Hoje faz pouco mais de 6 meses, pai.
Eu me lembro de que, quando voltei de Dublin, um medo constante me abateu: a certeza de que nossos anos juntos já não poderiam mais ser o suficiente. Queria eu que esse sentimento fosse por causa da dor da perda, da saudade imensa que se instalaria em mim e por causa da orfandade acometida. Mas o motivo foi pautado no egoísmo.
Tive medo de te perder naquela época porque sabia que eu não daria conta sozinha.
O seu respaldo, tanto financeiro como moral, sempre me deu força para não ligar, não precisar aprender, não ter que me importar. Você sempre estaria comigo para me dar o apoio, o abraço, e diria "filha, volta pra casa". Você nunca de fato disse essas palavras, mas você me apaziguava.
Hoje é esse dia em que eu queria ouvir de você que daria conta de tudo. Daria conta de resolver meu imposto de renda, o frete da geladeira para São Carlos, que ajudaria o moço a levá-la para o apto, que eu posso guardar todo e qualquer dinheiro que ganhar. Que eu posso ficar debaixo da sua asa mais uns anos, que eu vou pra Itália e vai dar tudo certo, que eu devo focar nos meus estudos e somente neles, que eu não preciso ter essas preocupações.
Eu não quero ser adulta, pai.
Não quero não ter mais dinheiro.
Não quero mais lutar por algo que eu não vejo.
Eu tô com medo constantemente e não posso mais me enfiar no seu colo, desabafar em tom de raiva que meu futuro é ruim.
Talvez se você tivesse ido mais precocemente ainda, eu até poderia ficar com raiva de você por ter nos deixado. E que pensamento imaturo esse o meu; mas às vezes é o que penso. Só que no hoje, com essa vida, com as minhas experiências, ainda bem que não tenho raiva da sua morte. Ela, por si só, já foi horrível o suficiente -- não há motivos para colocar mais coisa negativa atrelada ao fato. E eu sinto saudades de você, no plural, todo santo dia.

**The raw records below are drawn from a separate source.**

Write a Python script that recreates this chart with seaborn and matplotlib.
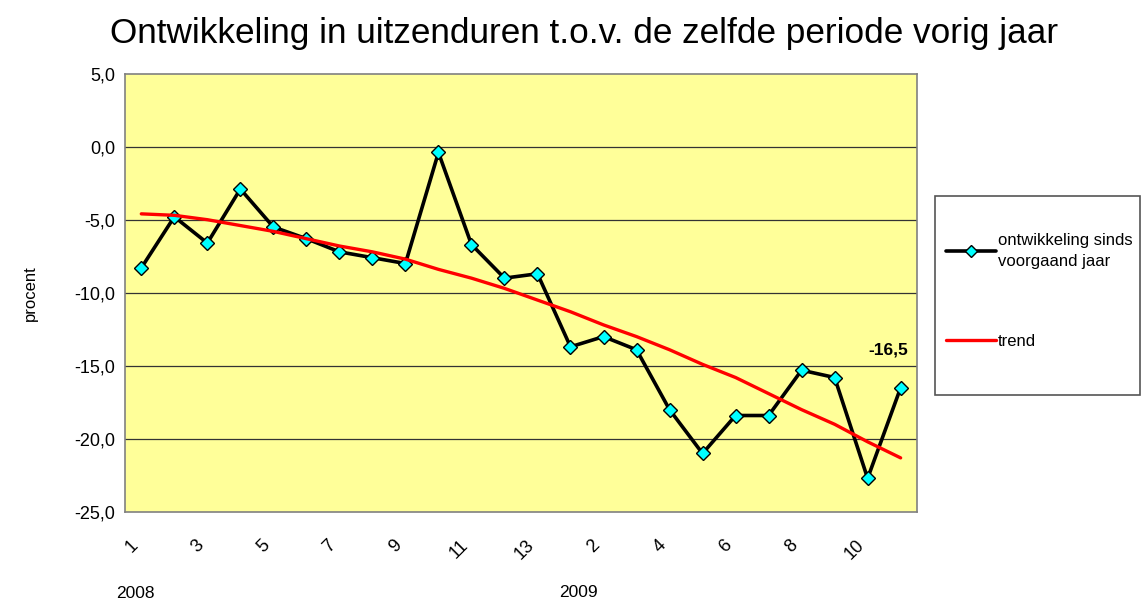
import numpy as np
import pandas as pd
import matplotlib
matplotlib.use("Agg")
import matplotlib.pyplot as plt
import seaborn as sns
from matplotlib.patches import Rectangle

# -------------------- DATA --------------------
periods = [1, 2, 3, 4, 5, 6, 7, 8, 9, 10, 11, 12, 13,
           1, 2, 3, 4, 5, 6, 7, 8, 9, 10, 11]
years = ["2008"] * 13 + ["2009"] * 11
ontwikkeling = [-8.3, -4.8, -6.6, -2.9, -5.5, -6.3, -7.2, -7.6, -8.0, -0.4, -6.7, -9.0, -8.7,
                -13.7, -13.0, -13.9, -18.0, -21.0, -18.4, -18.4, -15.3, -15.8, -22.7, -16.5]
trend = [-4.6, -4.7, -5.0, -5.4, -5.8, -6.3, -6.8, -7.2, -7.7, -8.4, -9.0, -9.7, -10.5,
         -11.3, -12.2, -13.0, -13.9, -14.9, -15.8, -16.9, -18.0, -19.0, -20.2, -21.3]
yticks = [5, 0, -5, -10, -15, -20, -25]

df = pd.DataFrame({"pos": range(len(periods)), "periode": periods, "jaar": years,
                   "ontwikkeling": ontwikkeling, "trend": trend})

# -------------------- PLOT --------------------
sns.set_style("white")
plt.rcParams["font.family"] = ["Liberation Sans", "DejaVu Sans"]
plt.rcParams["text.color"] = "black"
plt.rcParams["xtick.color"] = "black"
plt.rcParams["ytick.color"] = "black"
plt.rcParams["axes.labelcolor"] = "black"

fig = plt.figure(figsize=(11.45, 6.03), dpi=100)
ax = fig.add_axes([0.109, 0.151, 0.692, 0.727])
ax.set_facecolor("#FFFF99")

for y in yticks[1:-1]:
    ax.axhline(y, color="#333333", lw=0.9, zorder=1)

sns.lineplot(data=df, x="pos", y="ontwikkeling", ax=ax, color="black", lw=2.6,
             marker="D", markersize=7, markerfacecolor="#00FFFF", markeredgecolor="black",
             markeredgewidth=1.0, zorder=3)
sns.lineplot(data=df, x="pos", y="trend", ax=ax, color="#FF0000", lw=2.4, zorder=4)

ax.set_xlim(-0.5, len(periods) - 0.5)
ax.set_ylim(-25, 5)
ax.set_yticks(yticks)
ax.set_yticklabels([f"{v:.1f}".replace(".", ",") for v in yticks], fontsize=13)
xt = list(range(0, len(periods), 2))
ax.set_xticks(xt)
ax.set_xticklabels([str(periods[i]) for i in xt], rotation=45, ha="right",
                   va="top", fontsize=13)
ax.tick_params(axis="y", length=0, pad=7)
ax.tick_params(axis="x", length=0, pad=18)
ax.set_xlabel("")
ax.set_ylabel("procent", fontsize=12, labelpad=26)
for s in ax.spines.values():
    s.set_color("#808080")
    s.set_linewidth(1.2)

ax.annotate("-16,5", (df["pos"].iloc[-1], ontwikkeling[-1]), xytext=(-9, 27),
            textcoords="offset points", ha="center", va="center",
            fontsize=12.5, fontweight="bold")

fig.suptitle("Ontwikkeling in uitzenduren t.o.v. de zelfde periode vorig jaar",
             fontsize=25.3, x=0.51, y=0.972, va="top")
fig.text(0.118, 0.008, "2008", fontsize=12.5, ha="center")
fig.text(0.505, 0.01, "2009", fontsize=12.5, ha="center")

# legend box
fig.patches.append(Rectangle((0.8166, 0.345), 0.179, 0.33, transform=fig.transFigure,
                             facecolor="white", edgecolor="#555555", lw=1.2))
handles = [plt.Line2D([], [], color="black", lw=2.6, marker="D", markersize=6,
                      markerfacecolor="#00FFFF", markeredgecolor="black"),
           plt.Line2D([], [], color="#FF0000", lw=2.4)]
leg = fig.legend(handles, ["ontwikkeling sinds\nvoorgaand jaar", "trend"],
                 loc="upper left", bbox_to_anchor=(0.813, 0.638), frameon=False,
                 fontsize=12, handlelength=3.0, handletextpad=0.1, labelspacing=3.9)
for t in leg.get_texts():
    t.set_linespacing(1.45)

fig.savefig("out.png", dpi=100)
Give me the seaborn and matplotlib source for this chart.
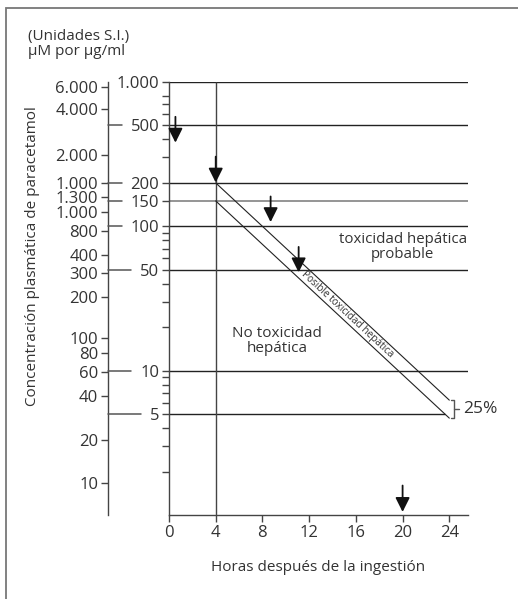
import numpy as np
import pandas as pd
import matplotlib
matplotlib.use("Agg")
import matplotlib.pyplot as plt
import seaborn as sns
from matplotlib.ticker import FixedLocator, NullLocator, NullFormatter
from matplotlib.patches import Rectangle

# Data
hour_ticks = [0, 4, 8, 12, 16, 20, 24]
major_levels = [1000, 500, 200, 150, 100, 50, 10, 5]
major_labels = ["1.000", "500", "200", "150", "100", "50", "10", "5"]
minor_levels = [2, 3, 4, 6, 7, 8, 9, 20, 30, 40, 60, 70, 80, 90, 300, 400, 600, 700, 800]

# left scale in umol/l (positions as printed, labels as printed)
umol_ticks = [6100, 4300, 2050, 1330, 1050, 830, 610, 420, 315, 215, 112, 88, 65, 44, 22, 11]
umol_labels = ["6.000", "4.000", "2.000", "1.000", "1.300", "1.000", "800", "400",
               "300", "200", "100", "80", "60", "40", "20", "10"]

line_hours = [4, 24]
upper_line = [200, 6.25]
lower_line = [150, 4.69]

arrow_hours = [0.55, 4, 8.7, 11.1, 20]
arrow_tops = [574, 304, 161, 72, 1.6]
arrow_tips = [380, 201, 107, 48, 1.05]

INK = "#222222"
TXT = "#333333"

sns.set_theme(style="ticks")
plt.rcParams["font.family"] = ["Open Sans", "DejaVu Sans"]
plt.rcParams["text.color"] = TXT
plt.rcParams["axes.labelcolor"] = TXT
plt.rcParams["xtick.color"] = TXT
plt.rcParams["ytick.color"] = TXT

fig = plt.figure(figsize=(5.18, 5.99), dpi=100)
fig.patch.set_facecolor("white")
ax = fig.add_axes([169 / 518, 1 - 515 / 599, 299 / 518, 433 / 599])
ax.set_facecolor("white")
ax.set_yscale("log")
ax.set_xlim(0, 25.6)
ax.set_ylim(1, 1000)

for s in ["top", "right"]:
    ax.spines[s].set_visible(False)
for s in ["left", "bottom"]:
    ax.spines[s].set_color("#444444")
    ax.spines[s].set_linewidth(1.0)

# ticks
ax.xaxis.set_major_locator(FixedLocator(hour_ticks))
ax.set_xticklabels([str(h) for h in hour_ticks])
ax.yaxis.set_major_locator(FixedLocator(major_levels))
ax.set_yticklabels(major_labels)
ax.yaxis.set_minor_locator(FixedLocator(minor_levels))
ax.yaxis.set_minor_formatter(NullFormatter())
ax.tick_params(axis="both", which="major", direction="out", length=5, width=1,
               labelsize=12, pad=2, color="#444444")
ax.tick_params(axis="y", which="minor", direction="out", length=5, width=1, color="#444444")

# horizontal reference lines
diag = pd.DataFrame({"hora": line_hours * 2,
                     "conc": upper_line + lower_line,
                     "linea": ["sup"] * 2 + ["inf"] * 2})
slope = np.log(lower_line[1] / lower_line[0]) / (line_hours[1] - line_hours[0])
x_end5 = line_hours[0] + np.log(5 / lower_line[0]) / slope
for lev in major_levels:
    xe = x_end5 if lev == 5 else 25.6
    col = "#8c8c8c" if lev == 150 else INK
    ax.hlines(lev, 0, xe, color=col, lw=1.3 if lev == 150 else 1.0, zorder=2)
ax.vlines(4, 1, 1000, color="#444444", lw=1.0, zorder=2)

sns.lineplot(data=diag, x="hora", y="conc", units="linea", estimator=None,
             color=INK, lw=0.8, ax=ax, legend=False)
ax.set_xlabel("")
ax.set_ylabel("")

# arrows
for h, top, tip in zip(arrow_hours, arrow_tops, arrow_tips):
    ax.annotate("", xy=(h, tip), xytext=(h, top),
                arrowprops=dict(arrowstyle="-|>,head_length=0.72,head_width=0.36",
                                mutation_scale=12, lw=1.3, color="#111111",
                                shrinkA=0, shrinkB=0), zorder=5)

# region labels
ax.text(20, 72, "toxicidad hepática\nprobable", ha="center", va="center",
        fontsize=10.8, linespacing=1.0)
ax.text(9.25, 16, "No toxicidad\nhepática", ha="center", va="center",
        fontsize=11, linespacing=1.0)

# band label rotated along the band
mid = [np.sqrt(u * l) for u, l in zip(upper_line, lower_line)]
p1 = ax.transData.transform((line_hours[0], mid[0]))
p2 = ax.transData.transform((line_hours[1], mid[1]))
ang = np.degrees(np.arctan2(p2[1] - p1[1], p2[0] - p1[0]))
t_txt = 15.3
m_txt = np.exp(np.interp(t_txt, line_hours, np.log(mid)))
ax.text(t_txt, m_txt, "Posible toxicidad hepática", rotation=ang,
        rotation_mode="anchor", ha="center", va="center", fontsize=7.2)

# 25% bracket
xb = 24.4
ax.plot([24.15, xb, xb, 24.15], [upper_line[1], upper_line[1], lower_line[1], lower_line[1]],
        color="#555555", lw=1.0, clip_on=False)
ax.plot([xb, 24.8], [mid[1], mid[1]], color="#555555", lw=1.0, clip_on=False)
ax.text(25.15, mid[1], "25%", ha="left", va="center", fontsize=12.5)

# left (umol) scale
sec = ax.secondary_yaxis(-0.204, functions=(lambda v: v * 6.62, lambda v: v / 6.62))
sec.set_alignment("left")
sec.yaxis.set_major_locator(FixedLocator(umol_ticks))
sec.set_yticklabels(umol_labels)
sec.yaxis.set_minor_locator(NullLocator())
sec.tick_params(axis="y", which="major", direction="out", length=5, width=1,
                labelsize=12, pad=2, color="#444444")
sec.spines["left"].set_color("#444444")
sec.spines["left"].set_linewidth(1.0)

# axis titles
ax.xaxis.set_label_coords(12 / 25.6, -0.104)
ax.set_xlabel("Horas después de la ingestión", fontsize=11)
fig.text(33 / 518, 1 - 256 / 599, "Concentración plasmática de paracetamol",
         rotation=90, ha="center", va="center", fontsize=11)
fig.text(28 / 518, 1 - 29 / 599, "(Unidades S.I.)\nμM por μg/ml", ha="left", va="top",
         fontsize=11, linespacing=1.0)

# connectors from the left scale to the inner labels
fig.canvas.draw()
renderer = fig.canvas.get_renderer()
inv = ax.transAxes.inverted()
for lab, lev in zip(ax.yaxis.get_majorticklabels(), major_levels):
    bb = lab.get_window_extent(renderer)
    x_ax = inv.transform((bb.x0 - 9, 0))[0]
    ax.plot([-0.204, x_ax], [lev, lev], transform=ax.get_yaxis_transform(),
            color="#555555", lw=1.1, clip_on=False)

# outer frame
fig.patches.append(Rectangle((6 / 518, -0.1), 2, 1.1 - 8 / 599, transform=fig.transFigure,
                             fill=False, ec="#777777", lw=1.3))

fig.savefig("out.png", dpi=100)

Queria que você tivesse me visto no meu primeiro dia de emprego contratada de verdade, e não só nos bicos malucos de escrever artigos e dar uma ou duas aulas de inglês. Queria que você tivesse assistido eu acordar todos esses dias às 5:30 da manhã para ir trabalhar, reclamar dos meus alunos enquanto, contraditoriamente, adoro estar com eles. Foi só isso que eu consegui fazer depois que você se foi.
Mas nem a mãe e nem o Ié podem me acalentar como você fazia. Você me dava a segurança do lar seguro, da vida segura, da dúvida segura. Eu podia duvidar o quanto quisesse porque você estava aqui, sabe? Eu podia postergar o quanto conseguisse porque você ainda estava segurando a minha mão.
E eu te amo. Muito. Quero poder vê-lo sempre, em sonhos, pensamentos, Amor.